The global scrap and waste processing industry has been in a state of upheaval since 2017, when former leading scrap importer China announced a ban on most imports of plastic, metal and paper scrap as part of the fight against pollution.
Malaysia then emerged as a top metal scrap and plastic waste destination in the world, but it too recently raised cleanliness thresholds for scrap imports, which has shaken global metal recyclers.
For India's recycling industry, Malaysia's ban represents a "golden opportunity" to attract new business and establish itself as a world leader in scrap processing, said Dhawal Shah, senior vice president of the Material Recycling Association of India (MRAI).
"We are very economical here. Everything that has a certain value is mined and recycled," says Shah, who also heads the non-ferrous metals division at the Bureau of International Recycling.
The scrap import restrictions imposed by China and Malaysia were designed to prevent the countries from becoming the world's garbage dumps.
Shah said India's recycling sector is well positioned to benefit from this withdrawal as long as government regulations are well thought out and clear guidelines are in place to ensure environmentally friendly processing of scrap.
"It's not fair to dump other people's garbage in another country," he said. But, he added, there is a lot of "credible movement of goods that needs to be done that can actually help our economy".
He said the rules shouldn't be too restrictive. "The most dynamic circular economy is when you have complex materials that can be treated the right way."

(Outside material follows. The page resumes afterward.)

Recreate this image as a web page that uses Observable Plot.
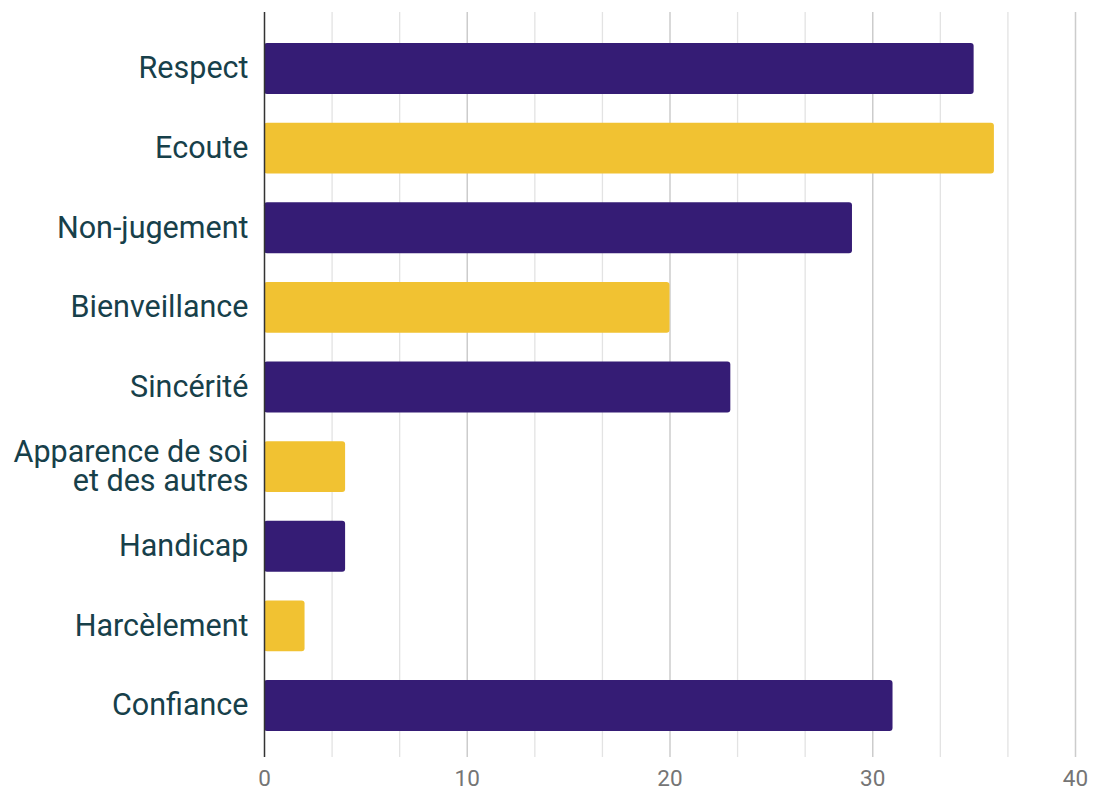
<!DOCTYPE html>
<html>
<head>
<meta charset="utf-8">
<script src="https://cdn.jsdelivr.net/npm/d3@7"></script>
<script src="https://cdn.jsdelivr.net/npm/@observablehq/plot@0.6"></script>
<style>
  html, body { margin: 0; padding: 0; background: #fff; }
  #chart svg { display: block; }
</style>
</head>
<body>
<div id="chart"></div>
<script>
const categories = ["Respect", "Ecoute", "Non-jugement", "Bienveillance", "Sincérité", "Apparence de soi\net des autres", "Handicap", "Harcèlement", "Confiance"];
const values = [35, 36, 29, 20, 23, 4, 4, 2, 31];
const barColors = ["#351c75", "#f1c232", "#351c75", "#f1c232", "#351c75", "#f1c232", "#351c75", "#f1c232", "#351c75"];
const majorTicks = [0, 10, 20, 30, 40];
const minorTicks = [10/3, 20/3, 40/3, 50/3, 70/3, 80/3, 100/3, 110/3];

const data = categories.map((c, i) => ({ category: c, value: values[i], color: barColors[i] }));

const chart = Plot.plot({
  width: 1104,
  height: 792,
  marginLeft: 264,
  marginRight: 29,
  marginTop: 12,
  marginBottom: 35,
  style: { fontFamily: "Roboto, sans-serif", background: "#fff" },
  x: { domain: [0, 40], ticks: majorTicks },
  y: { domain: categories, paddingInner: 0.36, paddingOuter: 0, insetTop: 31, insetBottom: 26, round: false },
  marks: [
    Plot.ruleX(minorTicks, { stroke: "#e3e3e3", strokeWidth: 1.3 }),
    Plot.ruleX(majorTicks.filter(d => d > 0), { stroke: "#cccccc", strokeWidth: 1.5 }),
    Plot.barX(data, { x: "value", y: "category", fill: "color", rx: 3 }),
    Plot.ruleX([0], { stroke: "#333333", strokeWidth: 1.5 }),
    Plot.axisY({ tickSize: 0, tickPadding: 16, fontSize: 30.5, lineHeight: 0.95, fill: "#17404a", label: null }),
    Plot.axisX({ ticks: majorTicks, tickSize: 0, tickPadding: 13, fontSize: 22.5, fill: "#757575", label: null })
  ]
});
document.getElementById("chart").appendChild(chart);
</script>
</body>
</html>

India is already a major metals recycler, with around 50% of its steel, an average of 40% of all non-ferrous metals and almost all stainless steel production coming from secondary sources, Shah said. Around 60% of the scrap supply comes from overseas.
As India's consumption grows over the next 10 to 15 years, recycling amounts and rates, especially for aluminum, are also expected to increase, Shah said.
Shah said India's expected increase in renewable energy production, mostly from solar energy, will also provide a large amount of recyclable material when photovoltaic panels are replaced.
He said the country's 1.4 billion people are a huge workforce for the industry.